Source: Laurent KOFFEL / Getty

After Scarlett Johansson’s whitewashing of Ghost in the Shell, you’d think she would stay away from roles that would come across as “complex” or “risky” (read: f*cked up). However, when the director of the aforementioned film approached the actress, she decided to give it another go.

The movie isn’t even in production yet, but critics are already pushing back — for good reason.

Johansson will be the lead in Sanders’ Rub & Tug, a drama based on a true story surrounding “a male-dominated business of massage parlors and prostitution.”

Deadline describes Johansson’s character, Jean Marie Gill as a “larger-than-life character who took on the mob and became the crime kingpin of 1970s Pittsburgh throughout her empire of illicit massage parlors and an anabolic steroids ring that helped fuel the Pittsburgh Steelers’ NFL dynasty, all while cross-dressing and leaning on her allies in the gay community to help her grow her empire.”

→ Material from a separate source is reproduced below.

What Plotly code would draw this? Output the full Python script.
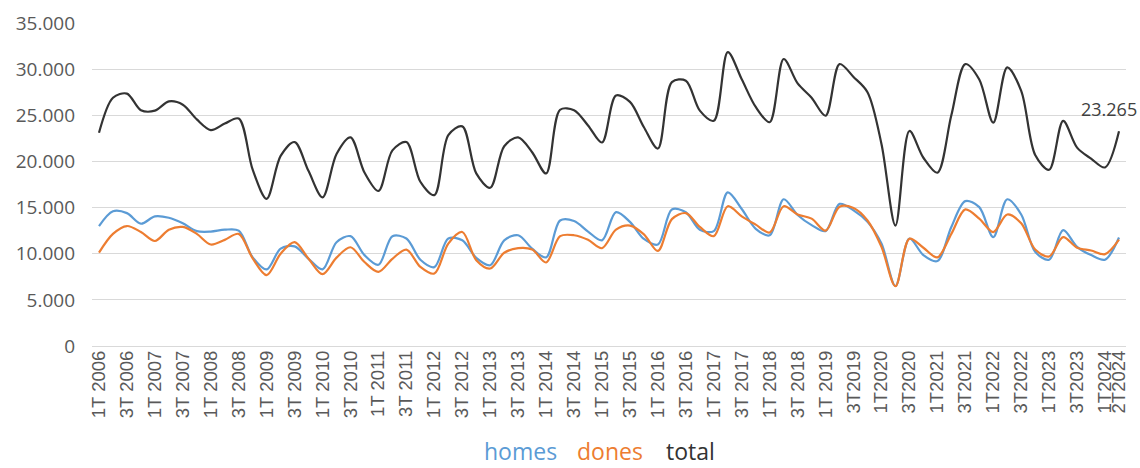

Gill’s notoriety allegedly prompted The Pittsburgh Press to award Gill the “Dubious Man of the Year” and “Dubious Woman of the Year” titles, explaining: “She embodies business savvy, sexual confusion and an eye for fashion like no one since Michael Jackson.”

The main issue with the film? Scarlett Johannson is a cisgender straight woman who will be playing a transmasculine person. Another issue with the film? That Gill identified as Mr. Gill and insisted on identifying as a man, and was known by all as Dante “Tex” Gill, but this narrative was erased from the script by writer Gary Spinelli.

…it is important that LGBTQ+ histories are told from a point of view that is as sensitive as it is accurate.

As E. Oliver Whitney wrote in their piece for Screen Crush, “this opens up a much bigger discussion about how we interpret history through a modern lens, especially the history of a much-maligned and oppressed community.” They go on to talk about how problematic it is that Gill will be limited to a lesbian narrative instead of a trans one, particularly since trans stories are already so marginalized in society and media.

In times like this when trans folks are under attack, whether it be in terms of their rights or their actual deaths at the hands of systems and societies, it is important that LGBTQ+ histories are told from a point of view that is as sensitive as it is accurate. Shows like Pose get it right by having trans writers, actresses, and producers working on projects to add legitimacy and integrity to their own history.

In short, save Gill’s story for someone who can do it justice — because it’s clear that this movie is set up to be dangerous and disrespectful on so many levels.